Presentation:
This AIA CE Health Safety Welfare (HSW) presentation delves into Tri-Lox’s collaborative fieldwork with research fellows at YSE. Expanding upon concepts touched upon in both the forest tour and sawmill demonstration, it is a guide for how designers can engage with local forests to drive positive ecological, environmental, and social change.
By opening up channels of communication between foresters and designers, we aim to bring more transparency to all parties and initiate a more collaborative process. Working with regional materials and local economies creates an opportunity for experts across the field to understand the full context of their own role in the wood economy — and how routine design decisions can have a larger impact. A Northeastern supply chain bolsters a local economy and sustainable practices across rural and urban spaces, creating an interconnected, symbiotic relationship that acts as a bridge between urban and rural life.
Local Food:
As abstract as the term “sustainability” can seem, the concept stretches across most aspects of our everyday life. The food system runs parallel to our wood supply chain: sourcing food locally allows us to support local economies and ecosystems and gives us better understanding of where our food comes from and how it was grown. For this first Fieldworks summit, the Highland Dinner Club — a social and culinary laboratory founded in Harlem, NY in 2009 — prepared a multi-course dinner and brunch from regional sources. HDC’s founding chef and Creative Director, Benjamin Walmer, is also founding architect of Broadloom Group, an interdisciplinary design practice with diverse specialties including restaurant design, food systems design, and agricultural master planning.
Brunch Roundtable:
The summit culminated in a discussion between all participants about how we actually define the term “sustainable wood”. Beyond that, how can the concept be applied to day-to-day, project-to-project decisions that will ultimately drive a more eco-progressive agenda across the field of design? Can we create a robust, inclusive, and informed approach to make the direct connection between sustainable design decisions and real impact for local forests, communities and larger climate initiatives?
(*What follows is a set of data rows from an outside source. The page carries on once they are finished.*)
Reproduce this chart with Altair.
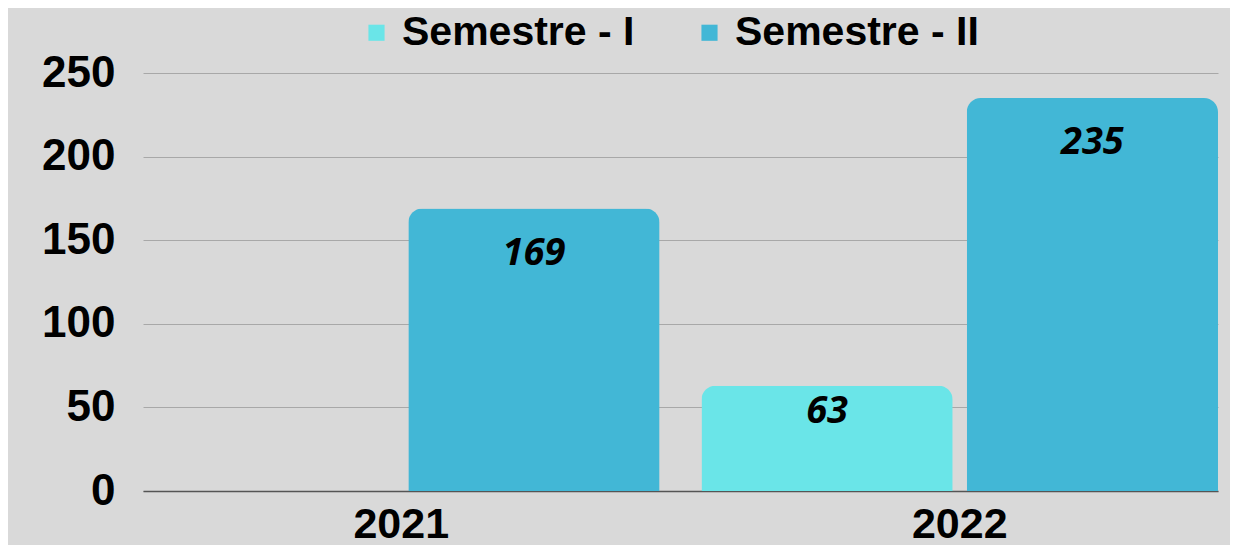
import altair as alt
import pandas as pd

years = ["2021", "2021", "2022", "2022"]
semesters = ["Semestre - I", "Semestre - II", "Semestre - I", "Semestre - II"]
values = [0, 169, 63, 235]
sem_order = ["Semestre - I", "Semestre - II"]
colors = ["#6ae5e8", "#42b7d6"]
y_ticks = [0, 50, 100, 150, 200, 250]

df = pd.DataFrame({"year": years, "semester": semesters, "value": values})

FONT = "Liberation Sans"

x_enc = alt.X(
    "year:N", title=None,
    scale=alt.Scale(paddingInner=0.075, paddingOuter=0),
    axis=alt.Axis(labelAngle=0, labelFont=FONT, labelFontWeight="bold",
                  labelFontSize=43, labelColor="black", labelPadding=12,
                  domainColor="#555555", domainWidth=1.5, ticks=False),
)
xo_enc = alt.XOffset("semester:N",
                     scale=alt.Scale(domain=sem_order, paddingInner=0.053, paddingOuter=0))
y_enc = alt.Y(
    "value:Q", title=None, scale=alt.Scale(domain=[0, 250]),
    axis=alt.Axis(values=y_ticks, domain=False, ticks=False, grid=True,
                  gridColor="#a8a8a8", gridWidth=1,
                  labelFont=FONT, labelFontWeight="bold", labelFontSize=44,
                  labelColor="black", labelPadding=28),
)

bars = alt.Chart(df).transform_filter("datum.value > 0").mark_bar(
    cornerRadiusTopLeft=14, cornerRadiusTopRight=14
).encode(
    x=x_enc, xOffset=xo_enc, y=y_enc,
    color=alt.Color("semester:N", scale=alt.Scale(domain=sem_order, range=colors),
                    legend=alt.Legend(title=None, orient="none", direction="horizontal",
                                      legendX=213, legendY=-61, padding=0,
                                      symbolType="square", symbolSize=260,
                                      symbolStrokeWidth=0, symbolOpacity=1,
                                      labelFont=FONT, labelFontWeight="bold",
                                      labelFontSize=41, labelColor="black",
                                      labelOffset=5, columnPadding=54,
                                      labelLimit=400)),
)

labels = alt.Chart(df).transform_filter("datum.value > 0").transform_calculate(
    labelpos="datum.value - min(datum.value * 0.25, 27)"
).mark_text(
    font="Open Sans", fontWeight="bold", fontStyle="italic", fontSize=38,
    baseline="middle", align="center", color="black"
).encode(
    x=x_enc, xOffset=xo_enc,
    y=alt.Y("labelpos:Q", scale=alt.Scale(domain=[0, 250])),
    text="value:Q",
)

chart = alt.layer(bars, labels).properties(
    width=1075, height=418,
    background="#d9d9d9",
    autosize=alt.AutoSizeParams(type="none"),
    padding={"left": 135, "top": 65, "right": 12, "bottom": 54},
).configure_view(stroke=None)

chart.save("out.html", embed_options={"renderer": "svg", "actions": False})
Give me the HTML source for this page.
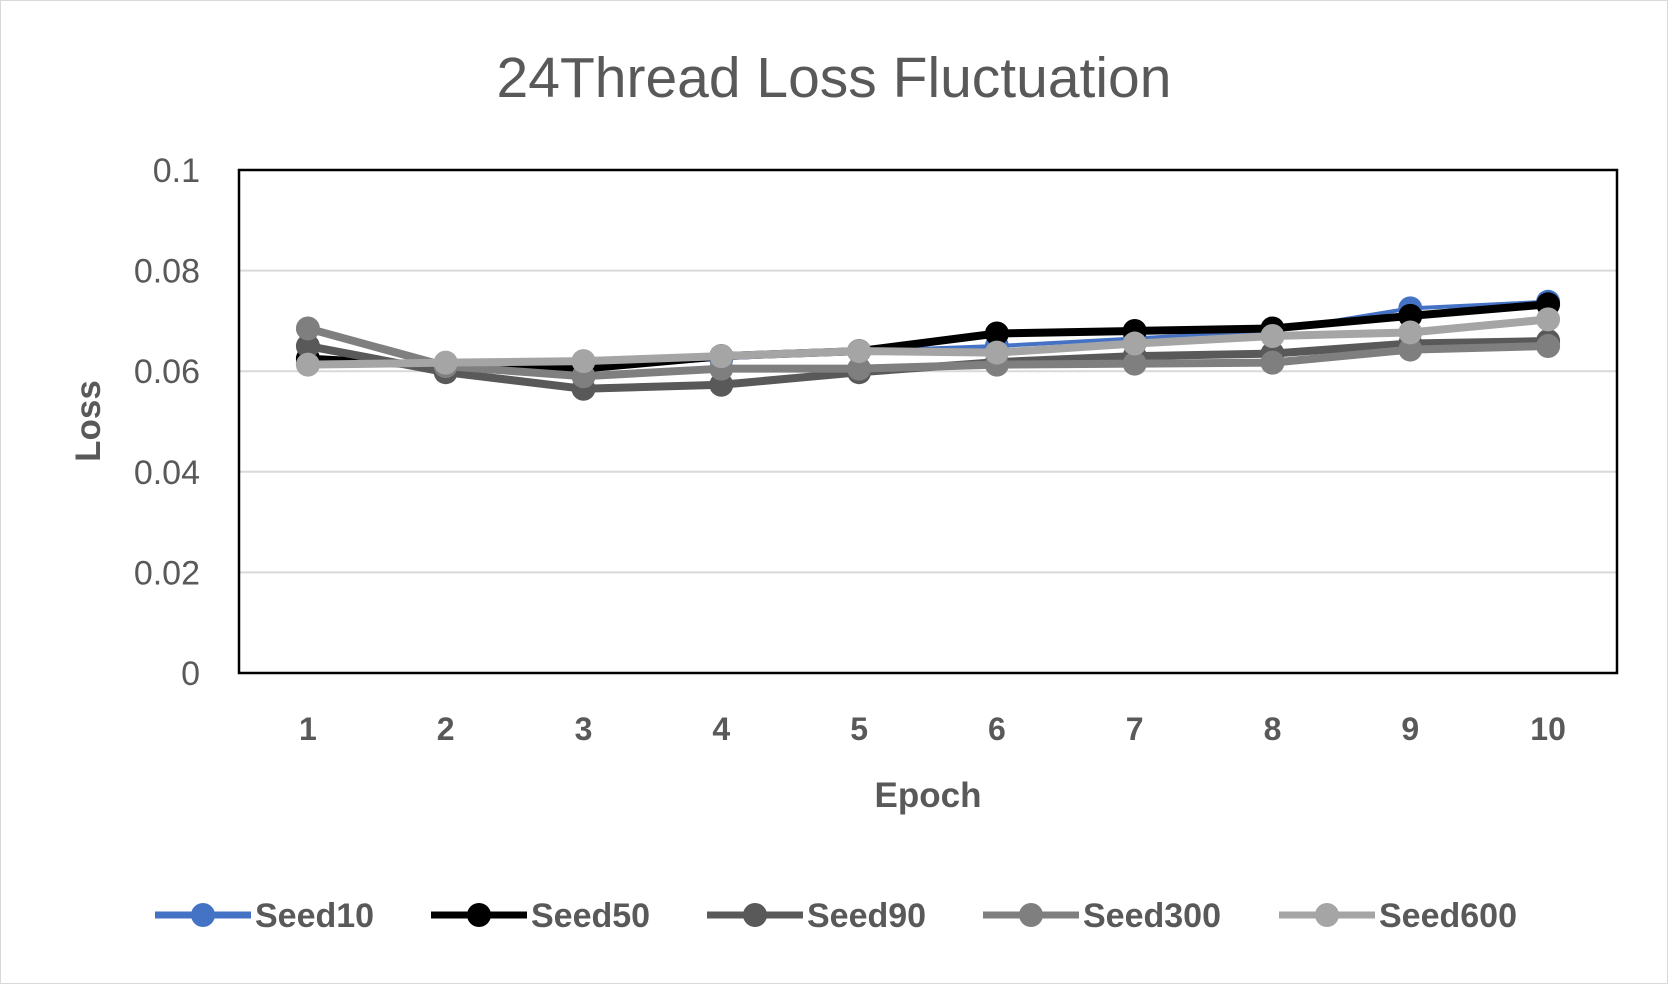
<!DOCTYPE html>
<html><head><meta charset="utf-8"><style>
body{margin:0;background:#fff;}
svg{display:block;font-family:"Liberation Sans",sans-serif;}
</style></head><body>
<svg id="chart" width="1668" height="984">
<rect x="0.5" y="0.5" width="1667" height="983" fill="#fff" stroke="#d9d9d9"/>
<text x="834" y="97" text-anchor="middle" font-size="57" fill="#595959">24Thread Loss Fluctuation</text>
<g id="grid"></g>
<rect x="239" y="170" width="1378" height="503" fill="none" stroke="#000" stroke-width="2.5"/>
<g id="series"></g>
<text transform="translate(100,421) rotate(-90)" text-anchor="middle" font-size="35" font-weight="bold" fill="#595959">Loss</text>
<text x="928" y="807" text-anchor="middle" font-size="35" font-weight="bold" fill="#595959">Epoch</text>
<g id="legend"></g>
</svg>
<script>
const categories=[1,2,3,4,5,6,7,8,9,10];
const yTicks=[0,0.02,0.04,0.06,0.08,0.1];
const yTickLabels=["0","0.02","0.04","0.06","0.08","0.1"];
const seriesNames=["Seed10","Seed50","Seed90","Seed300","Seed600"];
const seriesColors=["#4472c4","#000000","#595959","#7f7f7f","#a5a5a5"];
const seed10=[0.0617,0.0615,0.0605,0.0625,0.064,0.065,0.0665,0.068,0.0725,0.0738];
const seed50=[0.0625,0.061,0.0605,0.063,0.064,0.0675,0.068,0.0685,0.071,0.0733];
const seed90=[0.065,0.0598,0.0565,0.0573,0.0598,0.0618,0.063,0.0635,0.0655,0.066];
const seed300=[0.0685,0.061,0.059,0.0605,0.0605,0.0613,0.0615,0.0617,0.0643,0.065];
const seed600=[0.0613,0.0617,0.062,0.063,0.064,0.0637,0.0655,0.067,0.0677,0.0703];
const allSeries=[seed10,seed50,seed90,seed300,seed600];
const NS="http://www.w3.org/2000/svg";
const L=239,R=1617,T=170,B=673,yMax=0.1;
const xs=i=>L+(R-L)/categories.length*(i+0.5);
const ys=v=>B-(v/yMax)*(B-T);
function mk(tag,attrs,parent){const e=document.createElementNS(NS,tag);for(const k in attrs)e.setAttribute(k,attrs[k]);parent.appendChild(e);return e;}
const grid=document.getElementById('grid');
yTicks.forEach((t,i)=>{
  if(t>0&&t<yMax){const g=mk('line',{x1:L,x2:R,y1:ys(t),y2:ys(t),stroke:'#d9d9d9','stroke-width':2},grid);
  
  }
  const tx=mk('text',{x:200,y:ys(t)+12,'text-anchor':'end','font-size':34,fill:'#595959'},grid);
  tx.textContent=yTickLabels[i];
  
  
});
categories.forEach((c,i)=>{
  const tx=mk('text',{x:xs(i),y:740,'text-anchor':'middle','font-size':32,'font-weight':'bold',fill:'#595959'},grid);
  tx.textContent=c;
  
  
});
const sg=document.getElementById('series');
allSeries.forEach((d,s)=>{
  const g=mk('g',{},sg);
  
  
  const p=mk('polyline',{points:d.map((v,i)=>xs(i)+','+ys(v)).join(' '),fill:'none',stroke:seriesColors[s],'stroke-width':s==0?4:8,'stroke-linejoin':'round'},g);
  
  
  d.forEach((v,i)=>{const c=mk('circle',{cx:xs(i),cy:ys(v),r:12,fill:seriesColors[s]},g);
    
    });
});
const lg=document.getElementById('legend');
const lx=[155,431,707,983,1279];
seriesNames.forEach((n,s)=>{
  const g=mk('g',{},lg);
  
  
  mk('line',{x1:lx[s],x2:lx[s]+96,y1:915,y2:915,stroke:seriesColors[s],'stroke-width':7},g);
  mk('circle',{cx:lx[s]+48,cy:915,r:12,fill:seriesColors[s]},g);
  const t=mk('text',{x:lx[s]+100,y:927,'font-size':34,'font-weight':'bold',fill:'#595959'},g);
  t.textContent=n;
});
</script>
</body></html>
We view this as the beginning of an ongoing conversation: By communicating and working together — and by understanding what questions to ask and what standard practices to question — we begin to initiate change. Sustainable wood is sourced from a forest that’s left in better condition as a result of removing the tree. This notion demands that all of us consider not just where our materials come from, but whether we can fundamentally help shape market demand in a way that benefits the forest.